> [What you are asked to do]: Without including any pictures, write out the listing below exactly.

> [Given information]:
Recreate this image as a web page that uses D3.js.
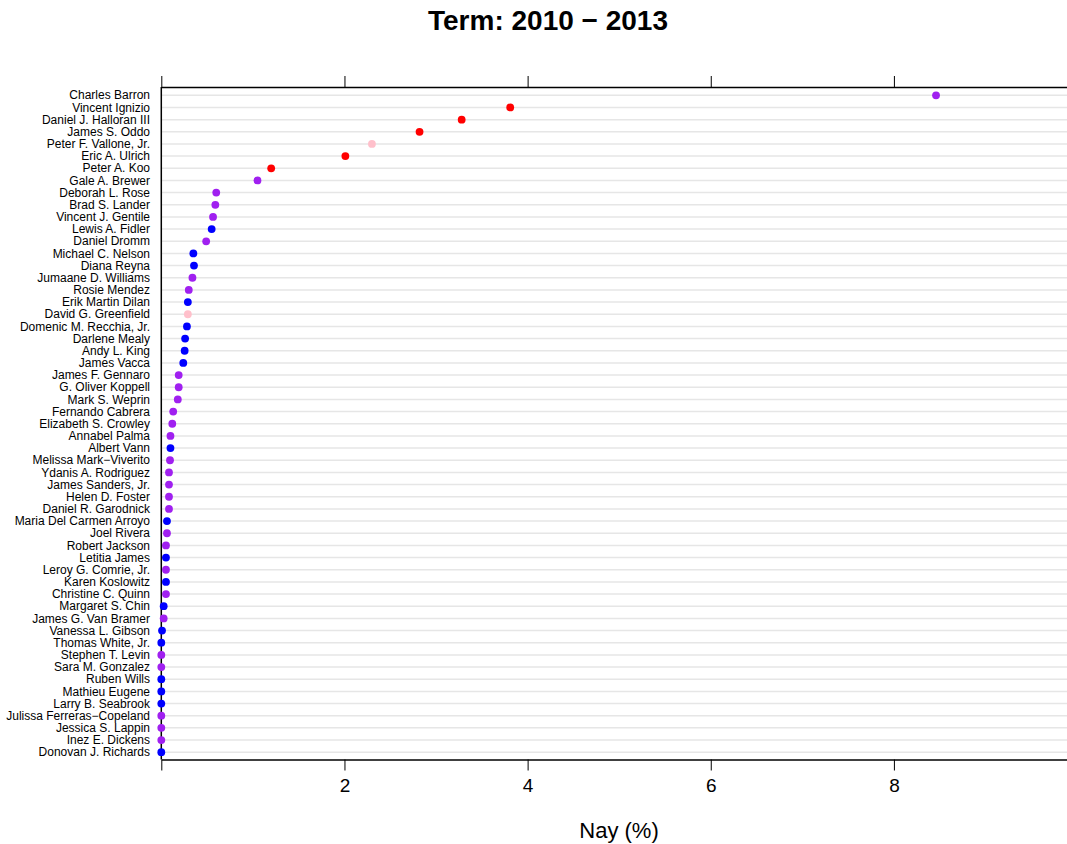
<!DOCTYPE html>
<html>
<head>
<meta charset="utf-8">
<script src="https://cdn.jsdelivr.net/npm/d3@7"></script>
<style>
  body { margin: 0; background: #fff; }
  text { font-family: "Liberation Sans", Arial, sans-serif; }
</style>
</head>
<body>
<svg width="1067" height="844"></svg>
<script>
// council members, top to bottom
var names = ["Charles Barron", "Vincent Ignizio", "Daniel J. Halloran III", "James S. Oddo",
  "Peter F. Vallone, Jr.", "Eric A. Ulrich", "Peter A. Koo", "Gale A. Brewer", "Deborah L. Rose",
  "Brad S. Lander", "Vincent J. Gentile", "Lewis A. Fidler", "Daniel Dromm", "Michael C. Nelson",
  "Diana Reyna", "Jumaane D. Williams", "Rosie Mendez", "Erik Martin Dilan", "David G. Greenfield",
  "Domenic M. Recchia, Jr.", "Darlene Mealy", "Andy L. King", "James Vacca", "James F. Gennaro",
  "G. Oliver Koppell", "Mark S. Weprin", "Fernando Cabrera", "Elizabeth S. Crowley", "Annabel Palma",
  "Albert Vann", "Melissa Mark\u2212Viverito", "Ydanis A. Rodriguez", "James Sanders, Jr.",
  "Helen D. Foster", "Daniel R. Garodnick", "Maria Del Carmen Arroyo", "Joel Rivera",
  "Robert Jackson", "Letitia James", "Leroy G. Comrie, Jr.", "Karen Koslowitz", "Christine C. Quinn",
  "Margaret S. Chin", "James G. Van Bramer", "Vanessa L. Gibson", "Thomas White, Jr.",
  "Stephen T. Levin", "Sara M. Gonzalez", "Ruben Wills", "Mathieu Eugene", "Larry B. Seabrook",
  "Julissa Ferreras\u2212Copeland", "Jessica S. Lappin", "Inez E. Dickens", "Donovan J. Richards"];

var nay = [8.46, 3.81, 3.28, 2.82, 2.30, 2.01, 1.20, 1.05, 0.60,
  0.59, 0.565, 0.55, 0.49, 0.35,
  0.357, 0.34, 0.30, 0.29, 0.29,
  0.28, 0.26, 0.255, 0.24, 0.19,
  0.19, 0.18, 0.13, 0.12, 0.10,
  0.10, 0.095, 0.084, 0.084,
  0.084, 0.084, 0.062, 0.062,
  0.051, 0.051, 0.051, 0.051, 0.051,
  0.026, 0.026, 0.008, 0.0,
  0.0, 0.0, 0.0, 0.0, 0.0,
  0.0, 0.0, 0.0, 0.0];

var group = ["purple", "red", "red", "red", "pink", "red", "red", "purple", "purple",
  "purple", "purple", "blue", "purple", "blue",
  "blue", "purple", "purple", "blue", "pink",
  "blue", "blue", "blue", "blue", "purple",
  "purple", "purple", "purple", "purple", "purple",
  "blue", "purple", "purple", "purple",
  "purple", "purple", "blue", "purple",
  "purple", "blue", "purple", "blue", "purple",
  "blue", "purple", "blue", "blue",
  "purple", "purple", "blue", "blue", "blue",
  "purple", "purple", "purple", "blue"];

var xTicks = [0, 2, 4, 6, 8];

var colors = {red: "#ff0000", blue: "#0000ff", purple: "#a020f0", pink: "#ffc0cb"};

var data = names.map(function(n, i) { return {name: n, nay: nay[i], group: group[i]}; });

var svg = d3.select("svg"),
  plotLeft = 161.3, plotRight = 1067, plotTop = 87, plotBottom = 759.5;

var x = d3.scaleLinear().domain([0, 9.89]).range([plotLeft, plotRight]);
var y = d3.scalePoint().domain(names).range([plotTop + 1, plotBottom]).padding(0.6);

// title
svg.append("text")
  .attr("x", 548).attr("y", 30)
  .attr("text-anchor", "middle")
  .style("font-size", "28px").style("font-weight", "bold")
  .text("Term: 2010 \u2212 2013");

// row guides
svg.append("g").selectAll("line")
  .data(names)
  .enter().append("line")
    .attr("x1", plotLeft).attr("x2", plotRight)
    .attr("y1", function(d) { return y(d); })
    .attr("y2", function(d) { return y(d); })
    .attr("stroke", "#e6e6e6").attr("stroke-width", 1.5);

// name labels
svg.append("g").selectAll("text")
  .data(names)
  .enter().append("text")
    .attr("x", 150)
    .attr("y", function(d) { return y(d); })
    .attr("dy", "0.35em")
    .attr("text-anchor", "end")
    .style("font-size", "12px")
    .text(function(d) { return d; });

// axes
var axisBottom = svg.append("g")
  .attr("transform", "translate(0," + plotBottom + ")")
  .call(d3.axisBottom(x).tickValues(xTicks).tickSize(11).tickSizeOuter(0).tickPadding(8)
    .tickFormat(function(d) { return d === 0 ? "" : d; }));
axisBottom.select(".domain").attr("stroke-width", 1.5);
axisBottom.selectAll("text").style("font-size", "19px")
  .style("font-family", "Liberation Sans, Arial, sans-serif");

var axisTop = svg.append("g")
  .attr("transform", "translate(0," + plotTop + ")")
  .call(d3.axisTop(x).tickValues(xTicks).tickSize(11).tickSizeOuter(0).tickFormat(""));
axisTop.select(".domain").attr("stroke-width", 1.5);

svg.append("line")
  .attr("x1", plotLeft).attr("x2", plotLeft)
  .attr("y1", plotTop).attr("y2", plotBottom)
  .attr("stroke", "#000").attr("stroke-width", 1.5);

// points
svg.append("g").selectAll("circle")
  .data(data)
  .enter().append("circle")
    .attr("cx", function(d) { return x(d.nay); })
    .attr("cy", function(d) { return y(d.name); })
    .attr("r", 3.9)
    .attr("fill", function(d) { return colors[d.group]; });

// x label
svg.append("text")
  .attr("x", 619).attr("y", 838)
  .attr("text-anchor", "middle")
  .style("font-size", "22px")
  .text("Nay (%)");
</script>
</body>
</html>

> [The reply]:
Recreate this image as a web page that uses D3.js.
<!DOCTYPE html>
<html>
<head>
<meta charset="utf-8">
<script src="https://cdn.jsdelivr.net/npm/d3@7"></script>
<style>
  body { margin: 0; background: #fff; }
  text { font-family: "Liberation Sans", Arial, sans-serif; }
</style>
</head>
<body>
<svg width="1067" height="844"></svg>
<script>
// council members, top to bottom
var names = ["Charles Barron", "Vincent Ignizio", "Daniel J. Halloran III", "James S. Oddo",
  "Peter F. Vallone, Jr.", "Eric A. Ulrich", "Peter A. Koo", "Gale A. Brewer", "Deborah L. Rose",
  "Brad S. Lander", "Vincent J. Gentile", "Lewis A. Fidler", "Daniel Dromm", "Michael C. Nelson",
  "Diana Reyna", "Jumaane D. Williams", "Rosie Mendez", "Erik Martin Dilan", "David G. Greenfield",
  "Domenic M. Recchia, Jr.", "Darlene Mealy", "Andy L. King", "James Vacca", "James F. Gennaro",
  "G. Oliver Koppell", "Mark S. Weprin", "Fernando Cabrera", "Elizabeth S. Crowley", "Annabel Palma",
  "Albert Vann", "Melissa Mark\u2212Viverito", "Ydanis A. Rodriguez", "James Sanders, Jr.",
  "Helen D. Foster", "Daniel R. Garodnick", "Maria Del Carmen Arroyo", "Joel Rivera",
  "Robert Jackson", "Letitia James", "Leroy G. Comrie, Jr.", "Karen Koslowitz", "Christine C. Quinn",
  "Margaret S. Chin", "James G. Van Bramer", "Vanessa L. Gibson", "Thomas White, Jr.",
  "Stephen T. Levin", "Sara M. Gonzalez", "Ruben Wills", "Mathieu Eugene", "Larry B. Seabrook",
  "Julissa Ferreras\u2212Copeland", "Jessica S. Lappin", "Inez E. Dickens", "Donovan J. Richards"];

var nay = [8.46, 3.81, 3.28, 2.82, 2.30, 2.01, 1.20, 1.05, 0.60,
  0.59, 0.565, 0.55, 0.49, 0.35,
  0.357, 0.34, 0.30, 0.29, 0.29,
  0.28, 0.26, 0.255, 0.24, 0.19,
  0.19, 0.18, 0.13, 0.12, 0.10,
  0.10, 0.095, 0.084, 0.084,
  0.084, 0.084, 0.062, 0.062,
  0.051, 0.051, 0.051, 0.051, 0.051,
  0.026, 0.026, 0.008, 0.0,
  0.0, 0.0, 0.0, 0.0, 0.0,
  0.0, 0.0, 0.0, 0.0];

var group = ["purple", "red", "red", "red", "pink", "red", "red", "purple", "purple",
  "purple", "purple", "blue", "purple", "blue",
  "blue", "purple", "purple", "blue", "pink",
  "blue", "blue", "blue", "blue", "purple",
  "purple", "purple", "purple", "purple", "purple",
  "blue", "purple", "purple", "purple",
  "purple", "purple", "blue", "purple",
  "purple", "blue", "purple", "blue", "purple",
  "blue", "purple", "blue", "blue",
  "purple", "purple", "blue", "blue", "blue",
  "purple", "purple", "purple", "blue"];

var xTicks = [0, 2, 4, 6, 8];

var colors = {red: "#ff0000", blue: "#0000ff", purple: "#a020f0", pink: "#ffc0cb"};

var data = names.map(function(n, i) { return {name: n, nay: nay[i], group: group[i]}; });

var svg = d3.select("svg"),
  plotLeft = 161.3, plotRight = 1067, plotTop = 87, plotBottom = 759.5;

var x = d3.scaleLinear().domain([0, 9.89]).range([plotLeft, plotRight]);
var y = d3.scalePoint().domain(names).range([plotTop + 1, plotBottom]).padding(0.6);

// title
svg.append("text")
  .attr("x", 548).attr("y", 30)
  .attr("text-anchor", "middle")
  .style("font-size", "28px").style("font-weight", "bold")
  .text("Term: 2010 \u2212 2013");

// row guides
svg.append("g").selectAll("line")
  .data(names)
  .enter().append("line")
    .attr("x1", plotLeft).attr("x2", plotRight)
    .attr("y1", function(d) { return y(d); })
    .attr("y2", function(d) { return y(d); })
    .attr("stroke", "#e6e6e6").attr("stroke-width", 1.5);

// name labels
svg.append("g").selectAll("text")
  .data(names)
  .enter().append("text")
    .attr("x", 150)
    .attr("y", function(d) { return y(d); })
    .attr("dy", "0.35em")
    .attr("text-anchor", "end")
    .style("font-size", "12px")
    .text(function(d) { return d; });

// axes
var axisBottom = svg.append("g")
  .attr("transform", "translate(0," + plotBottom + ")")
  .call(d3.axisBottom(x).tickValues(xTicks).tickSize(11).tickSizeOuter(0).tickPadding(8)
    .tickFormat(function(d) { return d === 0 ? "" : d; }));
axisBottom.select(".domain").attr("stroke-width", 1.5);
axisBottom.selectAll("text").style("font-size", "19px")
  .style("font-family", "Liberation Sans, Arial, sans-serif");

var axisTop = svg.append("g")
  .attr("transform", "translate(0," + plotTop + ")")
  .call(d3.axisTop(x).tickValues(xTicks).tickSize(11).tickSizeOuter(0).tickFormat(""));
axisTop.select(".domain").attr("stroke-width", 1.5);

svg.append("line")
  .attr("x1", plotLeft).attr("x2", plotLeft)
  .attr("y1", plotTop).attr("y2", plotBottom)
  .attr("stroke", "#000").attr("stroke-width", 1.5);

// points
svg.append("g").selectAll("circle")
  .data(data)
  .enter().append("circle")
    .attr("cx", function(d) { return x(d.nay); })
    .attr("cy", function(d) { return y(d.name); })
    .attr("r", 3.9)
    .attr("fill", function(d) { return colors[d.group]; });

// x label
svg.append("text")
  .attr("x", 619).attr("y", 838)
  .attr("text-anchor", "middle")
  .style("font-size", "22px")
  .text("Nay (%)");
</script>
</body>
</html>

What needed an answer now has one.